The pole is inscribed with “May Peace Prevail on Earth,” and is written in both English and French, as well as Ojibwa.
Sottile stressed that the peace pole is not singularly celebrating world peace, but added that it also can have a much more personal meaning.
“There are so many ways to reflect on peace, such as peace for yourself, your family, your community, and the world,” she said. “Peace can be interpreted in so many different ways, just by laughing and singing every day or doing a kind deed and helping somebody who needs some peace.”
Attending the dedication was Thunder Bay mayor Keith Hobbs, as well as Thunder Bay-Superior North MP Bruce Hyer and Thunder Bay-Rainy River MP John Rafferty.
The ceremony celebrated diversity, as many different Thunder Bay international groups were represented.

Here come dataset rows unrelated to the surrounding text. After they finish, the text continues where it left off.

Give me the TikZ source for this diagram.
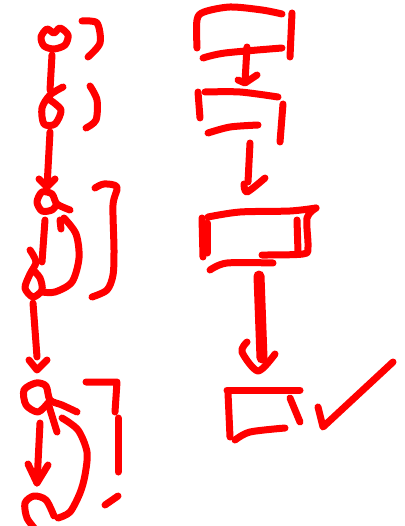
\documentclass[tikz,border=0pt]{standalone}
\begin{document}
\begin{tikzpicture}[x=1pt,y=-1pt,
  pen/.style={draw=red,line width=7pt,line cap=round,line join=round},
  fatpen/.style={draw=red,line width=11pt,line cap=round,line join=round}]
\useasboundingbox (0,0) rectangle (404,526);
% ---------- left column ----------
% top node (heart-like circle)
\draw[pen] plot[smooth cycle] coordinates {(47,29) (41,37) (44,46) (54,49) (65,45) (68,35) (60,28) (54,33)};
% bracket 1
\draw[pen] plot[smooth] coordinates {(82,21) (97,23) (100,43) (88,57)};
% line down
\draw[pen] (52,55) -- (50,90);
% small loop node
\draw[pen] plot[smooth] coordinates {(63,87) (50,95) (42,108) (44,124) (55,124) (61,110) (50,100)};
% bracket 2
\draw[pen] plot[smooth] coordinates {(90,86) (97,100) (96,120) (86,128)};
% line down with arrow
\draw[pen] (50,132) -- (47,187);
\draw[pen] (39,179) -- (47,187) -- (55,179);
% node 3 with tail
\draw[pen] plot[smooth] coordinates {(70,210) (57,204) (52,194) (42,192) (37,202) (42,211) (52,210) (57,204)};
% down arrow inside loop
\draw[pen] (45,220) -- (42,262);
% bottom node of first loop
\draw[pen] plot[smooth] coordinates {(30,250) (36,262) (30,274) (25,288) (33,297) (42,290) (40,278) (33,270)};
% loop back with arrow
\draw[pen] plot[smooth] coordinates {(42,292) (55,292) (72,282) (79,258) (76,234) (64,218)};
\draw[pen] (60,220) -- (61,229);
% bracket 3
\draw[pen] plot[smooth] coordinates {(95,188) (104,184) (117,187) (113,205) (114,250) (113,275) (107,290) (92,297)};
% line down with arrow
\draw[pen] (33,303) -- (37,357);
\draw[pen] (29,360) -- (37,370) -- (47,360);
% node 4 with tail
\draw[pen] plot[smooth] coordinates {(77,412) (62,405) (50,400) (46,386) (36,383) (24,390) (26,405) (38,412) (48,403)};
\draw[pen] (48,403) -- (57,432);
% loop back
\draw[pen] plot[smooth] coordinates {(62,418) (78,430) (87,452) (85,475) (80,493) (70,512) (58,518)};
% down arrow
\draw[pen] (40,423) -- (37,483);
\draw[pen] (28,464) -- (37,483) -- (48,465);
% bottom node
\draw[pen] plot[smooth] coordinates {(54,516) (46,500) (34,496) (25,503) (27,518) (36,530)};
% bracket 4
\draw[pen] (86,382) -- (117,382) -- (115,412);
\draw[pen] (118,418) -- (118,472);
\draw[pen] (105,505) -- (118,496);
% ---------- right column ----------
% box 1
\draw[pen] plot[smooth] coordinates {(197,48) (197,20) (204,12) (230,7) (262,10) (282,14)};
\draw[pen] (292,13) -- (290,57);
\draw[pen] plot[smooth] coordinates {(203,58) (225,53) (282,48)};
% arrow 1
\draw[pen] (247,47) -- (245,82);
\draw[pen] (238,80) -- (245,83) -- (257,75);
% box 2
\draw[pen] plot[smooth] coordinates {(205,92) (240,92) (278,97)};
\draw[pen] (198,92) -- (200,118);
\draw[pen] (283,104) -- (280,142);
\draw[pen] plot[smooth] coordinates {(208,133) (230,127) (258,125)};
% arrow 2
\draw[pen] (250,143) -- (248,182);
\draw[pen] plot[smooth] coordinates {(244,184) (247,192) (265,178)};
% box 3
\draw[pen] plot[smooth] coordinates {(208,217) (240,212) (290,211) (316,208)};
\draw[pen] (202,218) -- (203,257);
\draw[pen] (207,223) -- (207,253);
\draw[pen] (297,220) -- (298,252);
\draw[pen] plot[smooth] coordinates {(316,208) (307,218) (308,247) (303,254) (262,255)};
\draw[pen] plot[smooth] coordinates {(210,270) (227,263) (273,263)};
% big arrow 3
\draw[fatpen] (259,276) -- (262,358);
\draw[pen] plot[smooth] coordinates {(247,342) (242,352) (258,371) (275,354)};
% box 4
\draw[pen] (227,390) -- (300,390);
\draw[pen] (228,393) -- (230,437);
\draw[pen] (290,398) -- (300,422);
\draw[pen] plot[smooth] coordinates {(235,440) (250,432) (285,428)};
% check mark
\draw[pen] (318,407) -- (323,427) -- (393,362);
\end{tikzpicture}
\end{document}
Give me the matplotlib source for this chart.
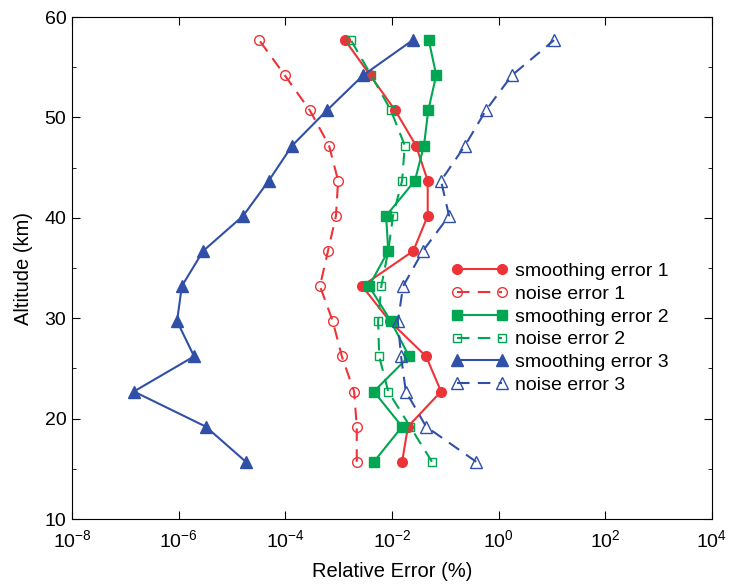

City of Thunder Bay Aboriginal liaison Ann Magiskan led a smudging ceremony, and 11-year-old Bryndis Ventrudo, a Grade 6 student at St. Martin school, performed a poetry recital.
For the mayor, celebration of diversity on an international day celebrating peace and acceptance was an ideal occasion.
“On an International Day of Peace I think it is very fitting. There is so much strife in the world right now and Thunder Bay is such a peaceful community and Canada is such a peaceful country,” Hobbs said.
“It was great to see all the diverse people out here today. We are the sixth most diverse city of our size in North America, and it was great to see we were so well-represented by the world.”
The peace pole now gives Rotarians a permanent location to mark future celebrations of the day.
“This is just the very first of what will be an annual peace day event that the Rotarians of Thunder Bay will hold for the community,” Sottile said.